Play it again, Germaine ! J12

Cas contact

Ce matin, l’infirmière qui a tourné dix fois un grand coton-tige dans chacune de mes narines (oui, je suis « cas contact »…) m’a demandé ce que je faisais dans la vie. En répondant « critique de cinéma », je m’attendais bêtement — force de l’habitude — à la rituelle question : « Ah ! Et que faut-il voir ? », par conséquent, et afin de couper court, j’ai ajouté, un rien fataliste : « il n’y a pas beaucoup de boulot en ce moment… ». Je la regardais avec à peu près autant d’aménité que si elle était l’infirmière folle de Vol au-dessus d’un nid de coucou de Miloš Forman. La vraie, interprétée avec délectation sadique par Louise Fletcher, pas celle qui a donné lieu à cette inepte (même si visuellement très élégante) série Netflix signée Ryan Murphy et intitulée Ratched.

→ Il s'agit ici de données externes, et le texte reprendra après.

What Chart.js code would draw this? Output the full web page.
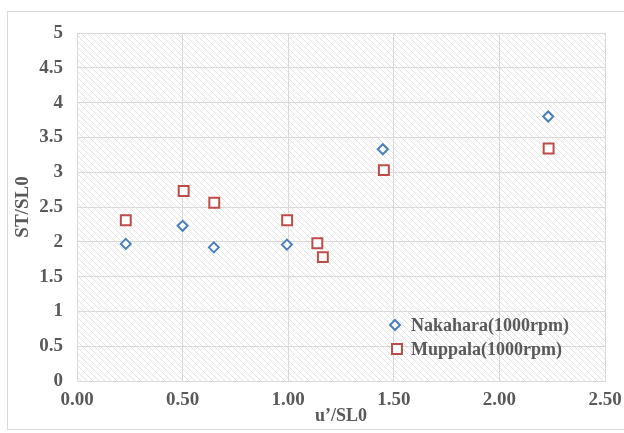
<!DOCTYPE html>
<html>
<head>
<meta charset="utf-8">
<script src="https://cdn.jsdelivr.net/npm/chart.js@4"></script>
<style>
  html, body { margin: 0; padding: 0; background: #fff; }
  #wrap { width: 624px; height: 433px; }
</style>
</head>
<body>
<div id="wrap"><canvas id="myChart" width="624" height="433"></canvas></div>
<script>
// values
const nakaharaX = [0.231, 0.500, 0.648, 0.994, 1.448, 2.231];
const nakaharaY = [1.97, 2.23, 1.92, 1.96, 3.33, 3.80];
const muppalaX = [0.231, 0.505, 0.650, 0.995, 1.138, 1.164, 1.453, 2.233];
const muppalaY = [2.31, 2.73, 2.56, 2.31, 1.98, 1.78, 3.03, 3.34];
const seriesNames = ["Nakahara(1000rpm)", "Muppala(1000rpm)"];
const xTitle = "u\u2019/SL0";
const yTitle = "ST/SL0";

const toPoints = (xs, ys) => xs.map((x, i) => ({ x: x, y: ys[i] }));

const textColor = "#595959";
const gridColor = "#d9d9d9";
const fontFamily = "'Liberation Serif', 'Times New Roman', serif";

// diagonal hatch for the plot area
const makeHatch = (ctx) => {
  const s = 6;
  const c = document.createElement("canvas");
  c.width = s;
  c.height = s;
  const g = c.getContext("2d");
  g.fillStyle = "#ffffff";
  g.fillRect(0, 0, s, s);
  g.strokeStyle = "#e2e2e2";
  g.lineWidth = 1;
  g.beginPath();
  g.moveTo(-1, -1);
  g.lineTo(s + 1, s + 1);
  g.moveTo(-1, s - 1);
  g.lineTo(1, s + 1);
  g.moveTo(s - 1, -1);
  g.lineTo(s + 1, 1);
  g.stroke();
  return ctx.createPattern(c, "repeat");
};

const backgroundPlugin = {
  id: "background",
  beforeDraw(chart) {
    const ctx = chart.ctx;
    const a = chart.chartArea;
    ctx.save();
    ctx.fillStyle = "#fff";
    ctx.fillRect(0, 0, chart.width, chart.height);
    ctx.strokeStyle = "#d9d9d9";
    ctx.lineWidth = 1;
    ctx.strokeRect(7.5, 11.5, 640, 418);
    ctx.fillStyle = makeHatch(ctx);
    ctx.fillRect(a.left, a.top, a.right - a.left, a.bottom - a.top);
    ctx.restore();
  },
};

// legend drawn inside the plot area, bottom right
const legendPlugin = {
  id: "innerLegend",
  afterDatasetsDraw(chart) {
    const ctx = chart.ctx;
    const spots = [
      { mx: 395, tx: 411, y: 325 },
      { mx: 397, tx: 411, y: 349 },
    ];
    ctx.save();
    chart.data.datasets.forEach((ds, i) => {
      const s = spots[i];
      ctx.fillStyle = "#fff";
      ctx.strokeStyle = ds.borderColor;
      ctx.lineWidth = ds.borderWidth;
      Chart.helpers.drawPoint(ctx, {
        pointStyle: ds.pointStyle,
        radius: ds.pointRadius,
        borderWidth: ds.borderWidth,
        rotation: 0,
      }, s.mx, s.y);
      ctx.fillStyle = textColor;
      ctx.font = "bold 18px " + fontFamily;
      ctx.textBaseline = "middle";
      ctx.textAlign = "left";
      ctx.fillText(ds.label, s.tx, s.y + 1);
    });
    ctx.restore();
  },
};

const ctx = document.getElementById("myChart").getContext("2d");
const myChart = new Chart(ctx, {
  type: "scatter",
  data: {
    datasets: [
      {
        label: seriesNames[0],
        data: toPoints(nakaharaX, nakaharaY),
        pointStyle: "rectRot",
        pointRadius: 5,
        pointHoverRadius: 5,
        borderWidth: 2,
        borderColor: "#4a7ebb",
        backgroundColor: "#ffffff",
      },
      {
        label: seriesNames[1],
        data: toPoints(muppalaX, muppalaY),
        pointStyle: "rect",
        pointRadius: 7,
        pointHoverRadius: 7,
        borderWidth: 2,
        borderColor: "#be4b48",
        backgroundColor: "#ffffff",
      },
    ],
  },
  options: {
    responsive: false,
    animation: false,
    layout: { padding: { left: 12, right: 19, top: 33, bottom: 6 } },
    plugins: {
      legend: { display: false },
      tooltip: { enabled: false },
    },
    scales: {
      x: {
        type: "linear",
        min: 0,
        max: 2.5,
        ticks: {
          stepSize: 0.5,
          color: textColor,
          padding: 8,
          font: { family: fontFamily, size: 19, weight: "bold" },
          callback: (v) => v.toFixed(2),
        },
        grid: { color: gridColor, drawTicks: false },
        border: { color: gridColor },
        title: {
          display: true,
          text: xTitle,
          color: textColor,
          padding: 0,
          font: { family: fontFamily, size: 18, weight: "bold" },
        },
        afterFit: (scale) => {
          scale.height = 433 - 381 - 6;
          scale.paddingLeft = 0;
          scale.paddingRight = 0;
        },
      },
      y: {
        type: "linear",
        min: 0,
        max: 5,
        ticks: {
          stepSize: 0.5,
          color: textColor,
          padding: 14,
          font: { family: fontFamily, size: 19, weight: "bold" },
          callback: (v) => String(v),
        },
        grid: { color: gridColor, drawTicks: false },
        border: { color: gridColor },
        title: {
          display: true,
          text: yTitle,
          color: textColor,
          padding: 0,
          font: { family: fontFamily, size: 19, weight: "bold" },
        },
        afterFit: (scale) => { scale.width = 77 - 12; },
      },
    },
  },
  plugins: [backgroundPlugin, legendPlugin],
});
</script>
</body>
</html>
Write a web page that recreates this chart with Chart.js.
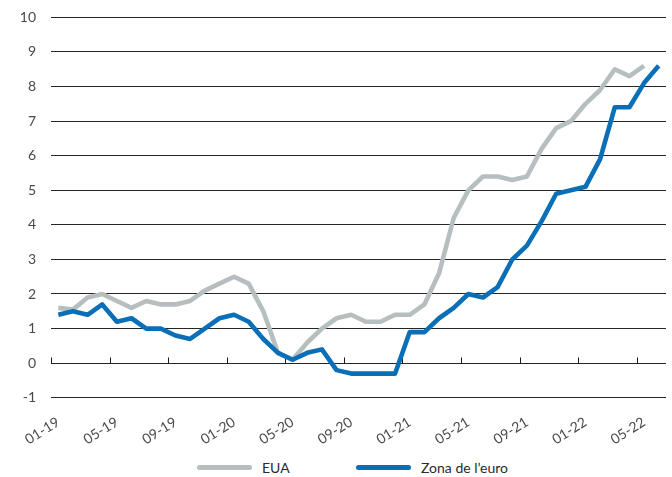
<!DOCTYPE html>
<html>
<head>
<meta charset="utf-8">
<script src="https://cdn.jsdelivr.net/npm/chart.js@4.4.1/dist/chart.umd.min.js"></script>
<style>
    html, body {
        margin: 0;
        padding: 0;
        background: #ffffff;
        overflow: hidden;
    }
    .wrap {
        position: relative;
        width: 672px;
        height: 477px;
        overflow: hidden;
    }
    .chart-box {
        position: absolute;
        left: 0;
        top: -6px;
        width: 672px;
        height: 462px;
    }
    .legend {
        position: absolute;
        left: 197px;
        top: 459px;
        display: flex;
        align-items: center;
        font-family: Lato, "Open Sans", sans-serif;
        font-size: 14px;
        color: #2b2b2b;
    }
    .legend-item {
        display: flex;
        align-items: center;
    }
    .legend-item:first-child {
        width: 159px;
    }
    .legend-line {
        display: inline-block;
        width: 55px;
        height: 5px;
        border-radius: 3px;
        margin-right: 10px;
    }
</style>
</head>
<body>
<div class="wrap">
    <div class="chart-box"><canvas id="inflChart"></canvas></div>
    <div class="legend" id="legend"></div>
</div>

<script>
// ================= DATA =================

const months = [
    "01-19", "02-19", "03-19", "04-19", "05-19", "06-19", "07-19", "08-19", "09-19", "10-19", "11-19", "12-19",
    "01-20", "02-20", "03-20", "04-20", "05-20", "06-20", "07-20", "08-20", "09-20", "10-20", "11-20", "12-20",
    "01-21", "02-21", "03-21", "04-21", "05-21", "06-21", "07-21", "08-21", "09-21", "10-21", "11-21", "12-21",
    "01-22", "02-22", "03-22", "04-22", "05-22", "06-22"
];

const seriesNames = ["EUA", "Zona de l’euro"];

const eua = [
    1.6, 1.55, 1.9, 2.0, 1.8, 1.6, 1.8, 1.7, 1.7, 1.8, 2.1, 2.3,
    2.5, 2.3, 1.5, 0.3, 0.1, 0.6, 1.0, 1.3, 1.4, 1.2, 1.2, 1.4,
    1.4, 1.7, 2.6, 4.2, 5.0, 5.4, 5.4, 5.3, 5.4, 6.2, 6.8, 7.0,
    7.5, 7.9, 8.5, 8.3, 8.6, null
];

const zonaEuro = [
    1.4, 1.5, 1.4, 1.7, 1.2, 1.3, 1.0, 1.0, 0.8, 0.7, 1.0, 1.3,
    1.4, 1.2, 0.7, 0.3, 0.1, 0.3, 0.4, -0.2, -0.3, -0.3, -0.3, -0.3,
    0.9, 0.9, 1.3, 1.6, 2.0, 1.9, 2.2, 3.0, 3.4, 4.1, 4.9, 5.0,
    5.1, 5.9, 7.4, 7.4, 8.1, 8.6
];

const yTicks = [-1, 0, 1, 2, 3, 4, 5, 6, 7, 8, 9, 10];

const GREY = "#b6bec0";
const BLUE = "#0a6fb6";
const TEXT = "#4a4a4a";

// ================= ZERO LINE TICKS =================
// small marks on the 0 line, every 4 months, on the category boundaries

const zeroTicks = {
    id: "zeroTicks",
    beforeDatasetsDraw(chart) {
        const x = chart.scales.x;
        const y = chart.scales.y;
        const ctx = chart.ctx;
        const half = (x.getPixelForValue(1) - x.getPixelForValue(0)) / 2;
        const y0 = Math.round(y.getPixelForValue(0)) + 0.5;

        ctx.save();
        ctx.strokeStyle = "#1a1a1a";
        ctx.lineWidth = 1;
        ctx.beginPath();
        months.forEach((m, i) => {
            if (i % 4 !== 0) return;
            const px = Math.round(x.getPixelForValue(i) - half) + 0.5;
            ctx.moveTo(px, y0);
            ctx.lineTo(px, y0 - 6);
        });
        ctx.stroke();
        ctx.restore();
    }
};

// ================= CHART =================

const ctx = document.getElementById("inflChart").getContext("2d");

const chart = new Chart(ctx, {
    type: "line",
    data: {
        labels: months,
        datasets: [
            {
                label: seriesNames[0],
                data: eua,
                borderColor: GREY,
                backgroundColor: GREY,
                order: 1
            },
            {
                label: seriesNames[1],
                data: zonaEuro,
                borderColor: BLUE,
                backgroundColor: BLUE,
                order: 0
            }
        ]
    },
    options: {
        responsive: true,
        maintainAspectRatio: false,
        animation: false,
        layout: {
            autoPadding: false,
            padding: { top: 9, right: 6, left: 0, bottom: 0 }
        },
        elements: {
            line: {
                borderWidth: 4.6,
                tension: 0,
                borderJoinStyle: "round",
                borderCapStyle: "butt"
            },
            point: { radius: 0, hoverRadius: 0 }
        },
        plugins: {
            legend: { display: false },
            tooltip: { enabled: false }
        },
        scales: {
            x: {
                offset: true,
                grid: { display: false, offset: true },
                border: { display: false },
                afterFit: (scale) => {
                    // rotated labels should not push the plot inwards
                    scale.paddingLeft = 0;
                    scale.paddingRight = 0;
                },
                ticks: {
                    autoSkip: false,
                    maxRotation: 32,
                    minRotation: 32,
                    padding: 8,
                    color: TEXT,
                    font: { family: "Lato, 'Open Sans', sans-serif", size: 14 },
                    callback: (v, i) => (i % 4 === 0 ? months[i] : "")
                }
            },
            y: {
                min: -1,
                max: 10,
                afterBuildTicks: (axis) => {
                    axis.ticks = yTicks.map(v => ({ value: v }));
                },
                afterFit: (scale) => {
                    scale.width = 51;
                },
                grid: {
                    color: "#262626",
                    lineWidth: 1.1,
                    drawTicks: false
                },
                border: { display: false },
                ticks: {
                    padding: 15,
                    color: TEXT,
                    font: { family: "Lato, 'Open Sans', sans-serif", size: 14 }
                }
            }
        }
    },
    plugins: [zeroTicks]
});

// ================= LEGEND =================

const legendBox = document.getElementById("legend");

chart.data.datasets.forEach(ds => {
    const item = document.createElement("span");
    item.className = "legend-item";

    const line = document.createElement("span");
    line.className = "legend-line";
    line.style.background = ds.borderColor;

    const label = document.createElement("span");
    label.textContent = ds.label;

    item.appendChild(line);
    item.appendChild(label);
    legendBox.appendChild(item);
});
</script>
</body>
</html>
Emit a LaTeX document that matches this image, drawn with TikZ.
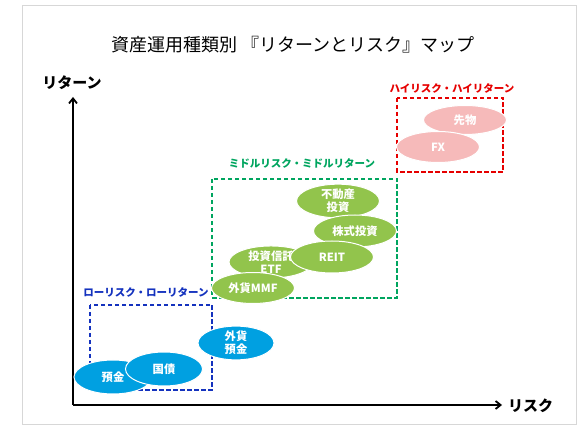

Tout en collant l’étiquette sur la pipette, puis me versant du gel hydroalcoolique sur les paumes avant de se frotter elle-même vigoureusement les mains, la dame a souri des yeux. Et elle a dit : « Oui, c’est dommage, les cinémas qui ont fermé alors que ça venait juste de reprendre et qu’il y avait tellement de beaux films à voir. Plein de beaux films français… En plus, franchement, avec les mesures sanitaires, les masques et les fauteuils vides entre chaque spectateur, on ne risquait rien. » J’ai biché sous mon masque, j’ai opiné du chef, j’avais envie de l’embrasser, ce n’était pas du tout prudent.

L’INFIRMIÈRE QUI FAIT DES TESTS COVID À LONGUEUR DE JOURNÉE DIT QUE LES SALLES DE CINÉMA SONT SAFE !

Play it again, Germaine ! Monsieur le Président, monsieur le Premier ministre ?!?! Recommencez tout, écoutez les gens, pas seulement les professionnels de la profession, mais les usagers, les spectateurs, ceux qui pratiquent, ceux qui savent !

Tandis qu’elle me raccompagnait à la porte du labo pour m’exfiltrer et faire entrer le patient suivant, j’ai voulu ajouter un truc du genre : « Il va falloir prendre son mal en patience jusqu’à la réouverture… » et là, elle a dit : « Juste avant la fermeture, je me suis précipitée pour voir le film d’Albert Dupontel, Adieu les cons, et dans la foulée, j’ai vu ADN de Maïwenn. Ils sont très différents, mais j’ai adoré les deux, j’ai trouvé ça totalement emballant. » J’étais venue à pied, je suis repartie sur un nuage.